There are almost eight million Tajiks in northern, western and northeastern Afghanistan (about one quarter of the population). Afghani Tajiks follow a code of conduct called Abdurzadagai, similar to the Pashtun Pashtunwali but share closer ties to their valley than their ethnic group. Their language Dari (very similar to Tajik) served as the language of government for centuries, even while the reigns of government were dominated by Pashtuns. Tajiks, led by the war hero Ahmad Shah Massoud, dominated the mujaheddin and Northern Alliance governments in the 1990s. There are also around 33,000 Sarikol and Wakhi Tajiks in China’s Tashkurgan Tajik Autonomous County. Wakhi Tajiks also live in northern Pakistan.

UZBEKS The Uzbeks are a Turkic people who today comprise around 25% of Tajikistan's population (1.6 million people). They are mostly found in the west of Tajikistan around Gissar and Vakhsh, and also in the northern patchwork of territories that is the Fergana Valley (see Geography, page 3). It is likely they originated in southern Siberia and the Altai Mountains and came south in the wake of the Mongols in the early medieval period. The Uzbek community tends to be more urbanised than other ethnic groups, probably due to their history of conquest and trade in place of nomadism.

KYRGYZ Some 2.5% of Tajikistan's population are Kyrgyz, and most of these live in the eastern Pamir around Murgab, with another smaller group in the Wakhan Corridor. The origins of the Kyrgyz are distinctly hazy (indeed sources as late as the 19th century tended not to differentiate between Kyrgyz and Kazakh clans) but it is likely that, as with the Uzbeks, they migrated to central Asia from Siberia between the 10th and 15th centuries. The Kyrgyz language is Turkic and, though a few nomads do retain their traditional lifestyle, the majority of the population was forced to become sedentary (with great loss of life) by the Soviets.

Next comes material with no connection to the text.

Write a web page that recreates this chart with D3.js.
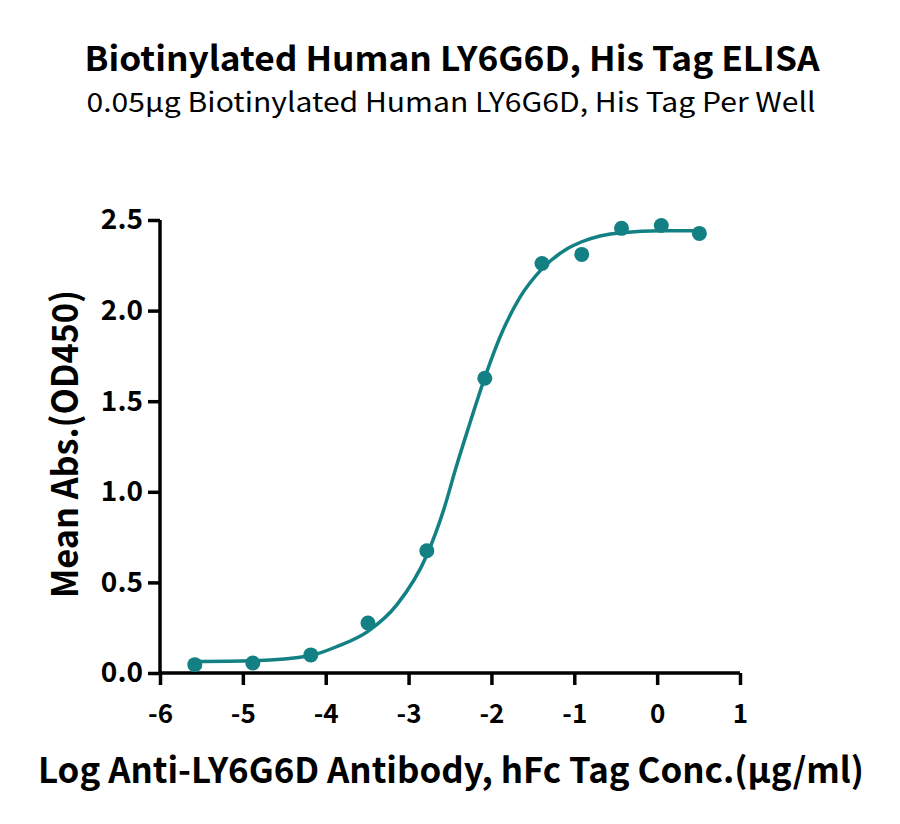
<!DOCTYPE html>
<html>
<head>
<meta charset="utf-8">
<script src="https://cdn.jsdelivr.net/npm/d3@7"></script>
<style>
  body { margin: 0; background: #fff; }
  text { font-family: "Noto Sans CJK SC", "Noto Sans", sans-serif; fill: #000; }
</style>
</head>
<body>
<div id="viz"></div>
<script>
var width = 900;
var height = 824;

// measured points: log conc (ug/ml) and mean OD450
var logConc = [-5.58, -4.88, -4.18, -3.49, -2.78, -2.08, -1.39, -0.91, -0.43, 0.05, 0.51];
var meanOD = [0.046, 0.055, 0.10, 0.276, 0.675, 1.627, 2.26, 2.31, 2.454, 2.47, 2.426];

// fitted curve
var curveX = [-5.58, -4.88, -4.18, -3.86, -3.49, -3.14, -2.78, -2.57, -2.43, -2.28, -2.08, -1.90, -1.66, -1.39, -1.09, -0.91, -0.43, 0.05, 0.51];
var curveY = [0.064, 0.068, 0.097, 0.147, 0.23, 0.377, 0.65, 0.91, 1.13, 1.35, 1.63, 1.85, 2.07, 2.23, 2.34, 2.38, 2.43, 2.44, 2.44];

var xTicks = [-6, -5, -4, -3, -2, -1, 0, 1];
var yTicks = [0, 0.5, 1.0, 1.5, 2.0, 2.5];

var teal = "#138184";

var svg = d3.select("#viz").append("svg")
   .attr("width", width)
   .attr("height", height);

var x = d3.scaleLinear().domain([-6, 1]).range([160, 740]);
var y = d3.scaleLinear().domain([0, 2.5]).range([673, 220]);

// Titles //

svg.append("text")
   .attr("x", 452)
   .attr("y", 71)
   .attr("text-anchor", "middle")
   .attr("textLength", 735)
   .attr("lengthAdjust", "spacingAndGlyphs")
   .style("font-size", "34px")
   .style("font-weight", "bold")
   .text("Biotinylated Human LY6G6D, His Tag ELISA");

svg.append("text")
   .attr("x", 451)
   .attr("y", 112)
   .attr("text-anchor", "middle")
   .attr("textLength", 729)
   .attr("lengthAdjust", "spacingAndGlyphs")
   .style("font-size", "27px")
   .text("0.05μg Biotinylated Human LY6G6D, His Tag Per Well");

// Axes //

var xAxis = svg.append("g")
   .attr("transform", "translate(0," + y(0) + ")")
   .call(d3.axisBottom(x).tickValues(xTicks).tickSize(12).tickPadding(20).tickFormat(d3.format("d")));

var yAxis = svg.append("g")
   .attr("transform", "translate(" + x(-6) + ",0)")
   .call(d3.axisLeft(y).tickValues(yTicks).tickSize(12).tickPadding(5).tickFormat(d3.format(".1f")));

[xAxis, yAxis].forEach(function(g) {
   g.select(".domain").attr("stroke", "#000").attr("stroke-width", 3.5);
   g.selectAll(".tick line").attr("stroke", "#000").attr("stroke-width", 3.5);
   g.selectAll(".tick text")
      .style("font-weight", "bold")
      .attr("fill", "#000");
});
xAxis.selectAll(".tick text").style("font-size", "26px");
yAxis.selectAll(".tick text").style("font-size", "28px");
xAxis.select(".domain").attr("d", "M" + x(-6) + ",0H" + x(1));
yAxis.select(".domain").attr("d", "M0," + y(2.5) + "V" + y(0));
// leading minus is a plain hyphen in the reference
xAxis.selectAll(".tick text").text(function(d) { return d < 0 ? "-" + Math.abs(d) : d; });

svg.append("text")
   .attr("transform", "translate(78,444) rotate(-90)")
   .attr("text-anchor", "middle")
   .attr("textLength", 308)
   .attr("lengthAdjust", "spacingAndGlyphs")
   .style("font-size", "36px")
   .style("font-weight", "bold")
   .text("Mean Abs.(OD450)");

svg.append("text")
   .attr("x", 451)
   .attr("y", 783)
   .attr("text-anchor", "middle")
   .attr("textLength", 826)
   .attr("lengthAdjust", "spacingAndGlyphs")
   .style("font-size", "35px")
   .style("font-weight", "bold")
   .text("Log Anti-LY6G6D Antibody, hFc Tag Conc.(μg/ml)");

// Curve and points //

var line = d3.line()
   .x(function(d, i) { return x(curveX[i]); })
   .y(function(d) { return y(d); })
   .curve(d3.curveMonotoneX);

svg.append("path")
   .datum(curveY)
   .attr("d", line)
   .attr("fill", "none")
   .attr("stroke", teal)
   .attr("stroke-width", 3.5);

svg.selectAll(".dot")
   .data(meanOD)
   .enter().append("circle")
   .attr("class", "dot")
   .attr("cx", function(d, i) { return x(logConc[i]); })
   .attr("cy", function(d) { return y(d); })
   .attr("r", 7.5)
   .attr("fill", teal);
</script>
</body>
</html>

RUSSIANS In the late 1980s Russians and other Slavic groups comprised around 10% of Tajikistan's population. Today they are little over 1% as many people returned 'home', even if they were born in Tajikistan, upon the break-up of the Soviet Union or fled to escape the violence of the civil war. The remaining Russian population is mainly based in Dushanbe (formerly Stalinabad) and Khujand (formerly Leninabad).

OTHER ETHNIC GROUPS The Soviet policy of deporting subversive and other undesirable elements to central Asia (the alternative place of exile to Siberia), mixed with a few self-orchestrated migrations, has left Tajikistan with notable populations of Koreans (more than half a million were deported to the region during World War II), Volga Germans, Poles, Ukrainians, Dungans, Uighurs and even Kurds. Afghans have also fled across the border to escape the violence and to seek work. Though these groups have frequently intermarried, and many have now emigrated, it is still possible to hear snatches of their languages and, more importantly for those fed up with the ubiquitous shashlik, to feast on their various cuisines.